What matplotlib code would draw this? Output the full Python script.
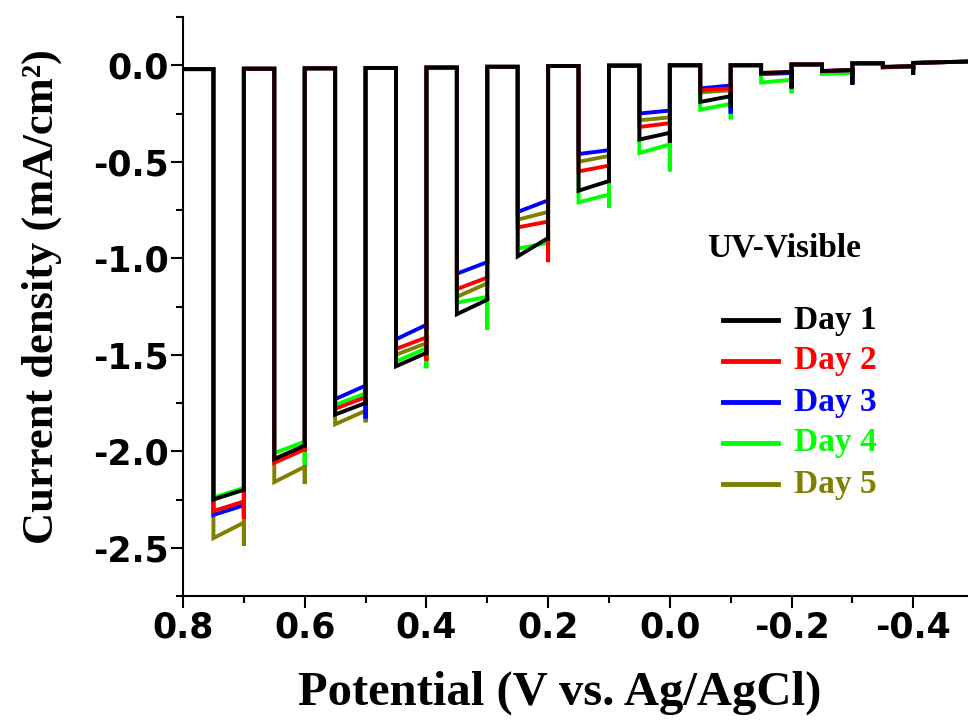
import matplotlib
matplotlib.use("Agg")
import matplotlib.pyplot as plt
from matplotlib.lines import Line2D

# light-on windows: illumination starts at each of these potentials, lasts 0.05 V
pulse_on = [0.75, 0.65, 0.55, 0.45, 0.35, 0.25, 0.15, 0.05, -0.05, -0.15, -0.25, -0.35]
pulse_len = 0.05

# dark current level for each dark stretch (before, between and after the pulses)
dark_start = [-0.02, -0.018, -0.016, -0.014, -0.012, -0.008, -0.004, -0.002, 0.0, 0.0, 0.004, 0.01, 0.012]
dark_stop = [-0.02, -0.018, -0.016, -0.014, -0.012, -0.008, -0.004, -0.002, 0.0, 0.0, 0.004, 0.01, 0.02]
scan_start, scan_stop = 0.80, -0.50

days = ["Day 1", "Day 2", "Day 3", "Day 4", "Day 5"]
colors = ["#000000", "#ff0000", "#0000ff", "#00ff00", "#808000"]

# photocurrent at light on, just before light off, and off-transient spike (mA/cm2)
on_current = {
    "Day 1": [-2.25, -2.04, -1.81, -1.56, -1.29, -0.99, -0.65, -0.385, -0.19, -0.04, -0.03, -0.008],
    "Day 2": [-2.31, -2.06, -1.78, -1.47, -1.16, -0.84, -0.55, -0.32, -0.13, -0.04, -0.03, -0.01],
    "Day 3": [-2.33, -2.05, -1.73, -1.42, -1.08, -0.76, -0.46, -0.25, -0.12, -0.045, -0.03, -0.01],
    "Day 4": [-2.24, -2.01, -1.76, -1.535, -1.23, -0.95, -0.71, -0.455, -0.23, -0.09, -0.045, -0.012],
    "Day 5": [-2.45, -2.16, -1.86, -1.50, -1.20, -0.80, -0.50, -0.285, -0.14, -0.045, -0.035, -0.01],
}
off_current = {
    "Day 1": [-2.20, -1.97, -1.75, -1.49, -1.215, -0.895, -0.60, -0.35, -0.16, -0.035, -0.025, -0.005],
    "Day 2": [-2.26, -1.99, -1.72, -1.41, -1.10, -0.81, -0.52, -0.30, -0.12, -0.035, -0.025, -0.005],
    "Day 3": [-2.28, -1.98, -1.66, -1.345, -1.02, -0.70, -0.44, -0.235, -0.105, -0.04, -0.025, -0.005],
    "Day 4": [-2.19, -1.95, -1.70, -1.466, -1.20, -0.92, -0.67, -0.41, -0.20, -0.075, -0.04, -0.008],
    "Day 5": [-2.37, -2.08, -1.79, -1.44, -1.13, -0.76, -0.47, -0.27, -0.13, -0.04, -0.03, -0.005],
}
spike_current = {
    "Day 1": [-2.21, -1.98, -1.76, -1.50, -1.22, -0.91, -0.61, -0.40, -0.22, -0.12, -0.10, -0.05],
    "Day 2": [-2.35, -2.00, -1.73, -1.53, -1.11, -1.02, -0.53, -0.31, -0.15, -0.06, -0.04, -0.02],
    "Day 3": [-2.34, -2.00, -1.83, -1.37, -1.03, -0.71, -0.45, -0.24, -0.25, -0.06, -0.10, -0.02],
    "Day 4": [-2.31, -2.07, -1.72, -1.57, -1.37, -0.93, -0.74, -0.55, -0.28, -0.145, -0.06, -0.03],
    "Day 5": [-2.49, -2.17, -1.85, -1.47, -1.14, -0.77, -0.48, -0.28, -0.15, -0.06, -0.05, -0.02],
}

plt.rcParams["font.family"] = ["DejaVu Sans"]

fig = plt.figure(figsize=(9.68, 7.25), dpi=100)
ax = fig.add_axes([183 / 968, 129 / 725, 785 / 968, 579 / 725])


def chopped_trace(day):
    xs = [scan_start, pulse_on[0]]
    ys = [dark_start[0], dark_stop[0]]
    for k, v0 in enumerate(pulse_on):
        v1 = v0 - pulse_len
        xs += [v0, v1, v1]
        ys += [on_current[day][k], off_current[day][k], spike_current[day][k]]
        nxt = pulse_on[k + 1] if k + 1 < len(pulse_on) else scan_stop
        xs += [v1, nxt]
        ys += [dark_start[k + 1], dark_stop[k + 1]]
    return xs, ys


# draw Day 5 first so Day 1 (black) sits on top
for day, c in list(zip(days, colors))[::-1]:
    xs, ys = chopped_trace(day)
    ax.plot(xs, ys, color=c, lw=2.8, solid_joinstyle="miter")

ax.set_xlim(0.80, -0.49)
ax.set_ylim(-2.75, 0.25)
ax.set_xticks([0.8, 0.6, 0.4, 0.2, 0.0, -0.2, -0.4])
ax.set_xticks([0.7, 0.5, 0.3, 0.1, -0.1, -0.3], minor=True)
ax.set_yticks([0.0, -0.5, -1.0, -1.5, -2.0, -2.5])
ax.set_yticks([0.25, -0.25, -0.75, -1.25, -1.75, -2.25, -2.75], minor=True)
ax.set_xticklabels(["0.8", "0.6", "0.4", "0.2", "0.0", "-0.2", "-0.4"])
ax.set_yticklabels(["0.0", "-0.5", "-1.0", "-1.5", "-2.0", "-2.5"])

for s in ["top", "right"]:
    ax.spines[s].set_visible(False)
for s in ["left", "bottom"]:
    ax.spines[s].set_linewidth(1.5)

ax.tick_params(which="major", length=8.5, width=1.5, direction="out",
               labelsize=25, pad=2)
ax.tick_params(which="minor", length=5, width=1.5, direction="out")
for lab in ax.get_xticklabels() + ax.get_yticklabels():
    lab.set_fontweight("bold")

fig.text(42 / 968, 1 - 297 / 725, "Current density (mA/cm²)", rotation=90,
         ha="center", va="center", fontsize=32, fontweight="bold",
         family="Liberation Serif")
fig.text(560 / 968, 1 - 693 / 725, "Potential (V vs. Ag/AgCl)",
         ha="center", va="center", fontsize=35, fontweight="bold",
         family="Liberation Serif")

# legend drawn by hand to follow the original layout
fig.text(707 / 968, 1 - 248 / 725, "UV-Visible", ha="left", va="center",
         fontsize=24, fontweight="bold", family="Liberation Serif")
legend_y = [320, 361, 402, 443, 484]
for day, c, y in zip(days, colors, legend_y):
    fy = 1 - y / 725
    fig.add_artist(Line2D([723 / 968, 778 / 968], [fy, fy], color=c, lw=3.5))
    fig.text(794 / 968, fy, day, ha="left", va="center", color=c,
             fontsize=24, fontweight="bold", family="Liberation Serif")

fig.savefig("out.png", dpi=100)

+-------+

Look at the listing and set down only the lines from its start through the line with "from matplotlib.lines import Line2D", word for word and without pictures.

RESULT OF THIS TASK:
What matplotlib code would draw this? Output the full Python script.
import matplotlib
matplotlib.use("Agg")
import matplotlib.pyplot as plt
from matplotlib.lines import Line2D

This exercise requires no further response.